By Tim Baffoe-

(CBS) There’s an unfortunate bit of joy here. It’s a sad pleasure that I fully recognize and am not proud of.

Some of us witnessing this travesty of the 2014 Chicago Bears have tried to self-medicate with humor, but it only masks pain or disgust. That’s all still there, but with some added sadism this week.

The good news is that the season is almost over. One more game you have to force yourself to sort of care about. (Hey, the return of Jay Cutler to starting quarterback adds some spice, right? No? Not really?) Just don’t let any limbs fall off of Matt Forte or Alshon Jeffery, hopefully the Bears lose to secure the seventh pick in the 2015 NFL Draft, and that all will be the saving grace as the casket is lowered into the earth this coming Sunday.

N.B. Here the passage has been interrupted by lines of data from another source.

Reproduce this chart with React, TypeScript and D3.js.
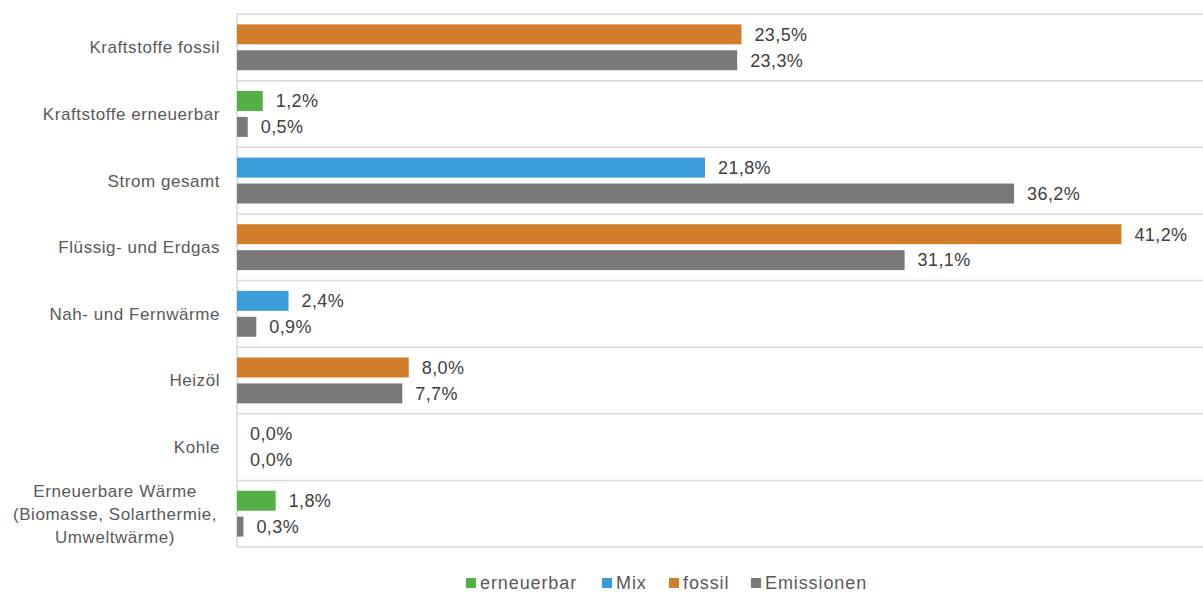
import React from "react";
import { scaleLinear, scaleBand, range } from "d3";

// categories (top to bottom)
const categories = [
  ["Kraftstoffe fossil"],
  ["Kraftstoffe erneuerbar"],
  ["Strom gesamt"],
  ["Flüssig- und Erdgas"],
  ["Nah- und Fernwärme"],
  ["Heizöl"],
  ["Kohle"],
  ["Erneuerbare Wärme", "(Biomasse, Solarthermie,", "Umweltwärme)"],
];
// share of final energy, in %
const shareValues = [23.5, 1.2, 21.8, 41.2, 2.4, 8.0, 0.0, 1.8];
const shareTypes = ["fossil", "erneuerbar", "Mix", "fossil", "Mix", "fossil", "fossil", "erneuerbar"];
// share of emissions, in %
const emissionValues = [23.3, 0.5, 36.2, 31.1, 0.9, 7.7, 0.0, 0.3];

const legendItems = ["erneuerbar", "Mix", "fossil", "Emissionen"];
const colors: Record<string, string> = {
  erneuerbar: "#54b046",
  Mix: "#3a9cd9",
  fossil: "#d17d2a",
  Emissionen: "#7a7978",
};

const W = 1203;
const H = 594;
const margin = { top: 14, right: 0, bottom: 47, left: 237 };

const fmt = (v: number) => v.toFixed(1).replace(".", ",") + "%";

export default function App() {
  const x = scaleLinear().domain([0, 45]).range([margin.left, W - margin.right]);
  const y = scaleBand<number>()
    .domain(range(categories.length))
    .range([margin.top, H - margin.bottom]);
  const inner = scaleBand<number>()
    .domain([0, 1])
    .range([0, y.bandwidth()])
    .paddingInner(0.23)
    .paddingOuter(0.4);

  const font = "'Liberation Sans', Arial, sans-serif";
  const legendX = [466, 602, 669, 751];
  const labelRight = 220;
  // multi-line labels are centred on their longest line (approx. 210px wide)
  const multiCenter = labelRight - 105;

  return (
    <svg
      width={W}
      height={H}
      style={{ position: "absolute", left: 0, top: 0, background: "#fff", fontFamily: font }}
    >
      {/* row separators */}
      {range(categories.length + 1).map((i) => {
        const yy = i < categories.length ? y(i)! : y(categories.length - 1)! + y.bandwidth();
        return (
          <line key={i} x1={margin.left} x2={W} y1={yy} y2={yy} stroke="#d9d9d9" strokeWidth={1.5} />
        );
      })}
      <line
        x1={margin.left}
        x2={margin.left}
        y1={margin.top}
        y2={H - margin.bottom}
        stroke="#d9d9d9"
        strokeWidth={1.5}
      />

      {categories.map((lines, i) => {
        const y0 = y(i)!;
        const cy = y0 + y.bandwidth() / 2;
        const lh = 23;
        const multi = lines.length > 1;
        const bars = [
          { v: shareValues[i], c: colors[shareTypes[i]] },
          { v: emissionValues[i], c: colors.Emissionen },
        ];
        return (
          <g key={i}>
            <text
              textAnchor={multi ? "middle" : "end"}
              fontSize={17}
              letterSpacing={0.55}
              fill="#595959"
            >
              {lines.map((l, j) => (
                <tspan
                  key={j}
                  x={multi ? multiCenter : labelRight}
                  y={cy - ((lines.length - 1) * lh) / 2 + j * lh}
                  dy="0.35em"
                >
                  {l}
                </tspan>
              ))}
            </text>
            {bars.map((b, j) => {
              const by = y0 + inner(j)!;
              return (
                <g key={j}>
                  <rect
                    x={x(0)}
                    y={by}
                    width={x(b.v) - x(0)}
                    height={inner.bandwidth()}
                    fill={b.c}
                  />
                  <text
                    x={x(b.v) + 13}
                    y={by + inner.bandwidth() / 2}
                    dy="0.35em"
                    fontSize={18}
                    letterSpacing={0.4}
                    fill="#404040"
                  >
                    {fmt(b.v)}
                  </text>
                </g>
              );
            })}
          </g>
        );
      })}

      {/* legend */}
      {legendItems.map((k, i) => (
        <g key={k} transform={`translate(${legendX[i]},583)`}>
          <rect x={0} y={-5} width={10} height={10} fill={colors[k]} />
          <text x={14} dy="0.35em" fontSize={18} letterSpacing={0.9} fill="#595959">
            {k}
          </text>
        </g>
      ))}
    </svg>
  );
}
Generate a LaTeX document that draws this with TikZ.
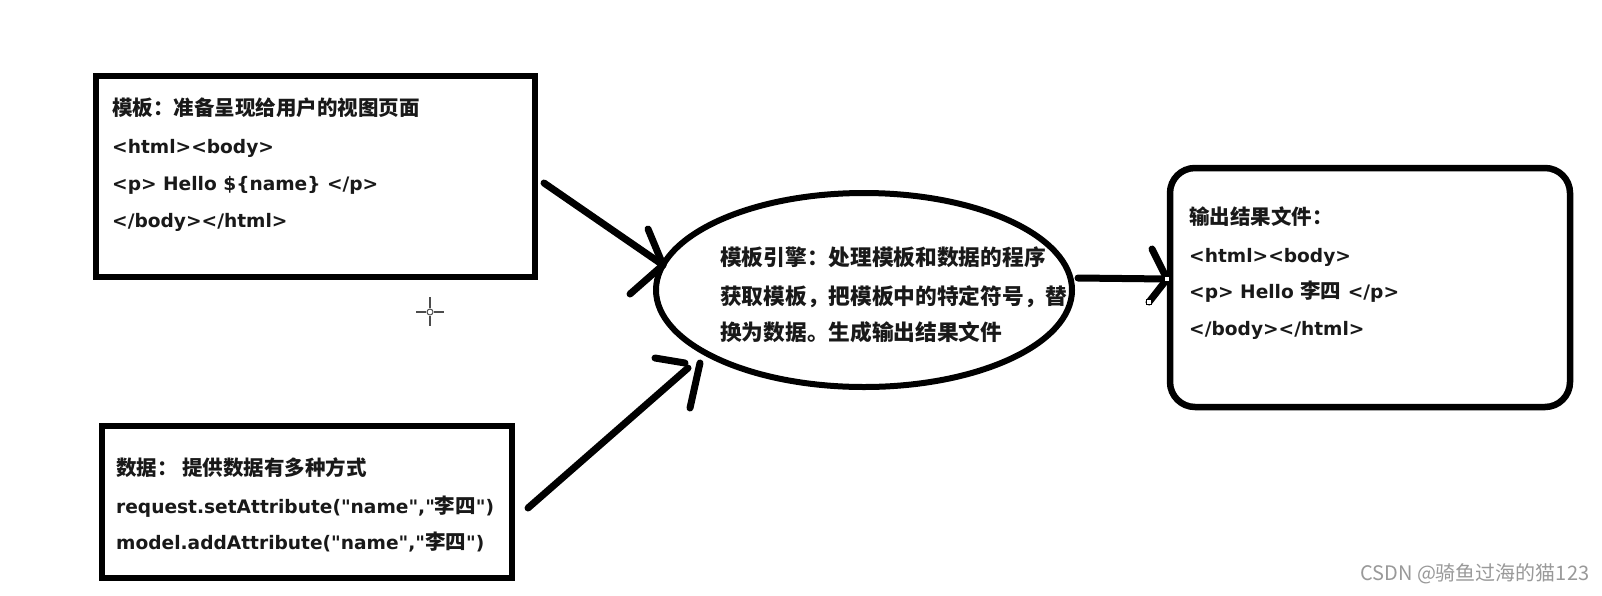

A funereal feeling should hang over this week like a pall, not just in the end of a really bad season but the tenure of a Bears coach as well. The end of the Dick Jauron era had that feeling — “He was a nice man, and he’s free from pain now and on to a better place.” But that isn’t the case this time, and that’s Marc Trestman’s own fault.

Any time a coach was certain to be losing his job in the past, I viewed it as though I was watching something terribly inappropriate, even if I endorsed the firing. It always felt wrong to be peeking in on somebody’s involuntarily final days on a job. We certainly wouldn’t do it in real-world professions.

It could have been that way with Trestman, uncomfortable but accepting, but instead of avoiding figurative eye contact with a guy I know is out, I’m staring him down disapprovingly because of the way he’s handled these last few weeks in a season that showed me I was conned and sold a bill of goods. Once the soft-spoken nerd coach realized after the (insert any of the savage beatings the Bears took) game that he wouldn’t be back, he got spiteful, and nobody feels bad for spite. And nobody should feel bad for mine right now either.

I don’t want a Viking funeral after the game against the Vikings. I want the Trestman coaching era and the toolbox of concepts and all the growing of the man and the nightmare hairdo fired from a cannon into the sun.

Trestman benched Jay Cutler against the Lions to do some lame combination of scapegoating and résumé-padding. “Hey, look, in a severely watered down game plan that I put in for that specific week, Jimmy Clausen wasn’t brutal. Obviously the spectacular pants puddle regression of the Bears offense from 2013 to 2014 must be not so much my fault as … well … someone else’s.”

Trestman’s veterans checked out on him a while ago. Lance Briggs did everything but call him a bad coach and has been deafeningly silent during these the worst weeks of the joke it has all become. Charles Tillman has been as PC as he can whenever pressed about it all. And then there was Robbie Gould on Monday morning with the Spiegel and Mannelly Show.

“I honestly don’t even know what the message is, to be honest with you,” the Bears kicker said regarding what Trestman was trying to convey to the team with the Cutler benching.

“I wish Jay was out there playing.”

Without specifically calling Trestman a failure, Gould went on to discuss how things were different under former coach Lovie Smith, how the locker room wasn’t the farce it is now, and he noted, “You don’t win, you get fired. That’s usually how it goes.”

Trestman has looked really bad in his press conferences regarding the Cutler benching, the promo for Cutler II: The Unbenchening and the Aaron Kromer apology for honesty. He’s also gone from using cute incoherent coaching jargon in better times to becoming snippy of late at local media that all in all has treated him pretty fairly in his limited time here.

The great irony of it all is that Trestman has dumped so many radioactive chemicals into this meltdown of a season that Cutler has come out looking the most like a grownup, handling his bus-tossing by his offensive coordinator and his benching with total class publicly (even though probably maniacally laughing at how, at the end of each day dumber than the last, the Bears sadly need him more than he needs them).

And now Cutler is back starting due to Clausen’s concussion, and the inanity comes full circle. Cutler was benched as a middle finger to general manager Phil Emery, and now Cutler is starting instead of rookie David Fales in a completely pointless game as two birds flipped at one GM. (And, Phil, don’t think I don’t have a similar satisfied eulogy when your tenure croaks this year or next. You’re as much to blame for this lack of humanity I have right now.)

Trestman turned into the exact opposite of what was assumed that the Bears were getting in a head coach. Playcalling? Bad. Competency?Farted. Nice guy demeanor? Gone. That all puts a spiteful smile on one’s face watching the garbage fire come to a bubbling, stinking end.

This isn’t hugs and giving comfort pats on others’ backs. I’m shovel-in-hand eagerly tossing not dirt but cement into the hole. The 2014 Bears must be sealed away permanently after I added a step to the Kübler-Ross stages of grief in the form of hate-watching this team that seemed so quirky and interesting before the season and is now fairly loathsome. And that was precipitated mostly by the head coach who I now come to bury and most definitely not to praise.

I would much rather feel uncomfortable and sorry, but instead it’s spite. It didn’t have to be this way.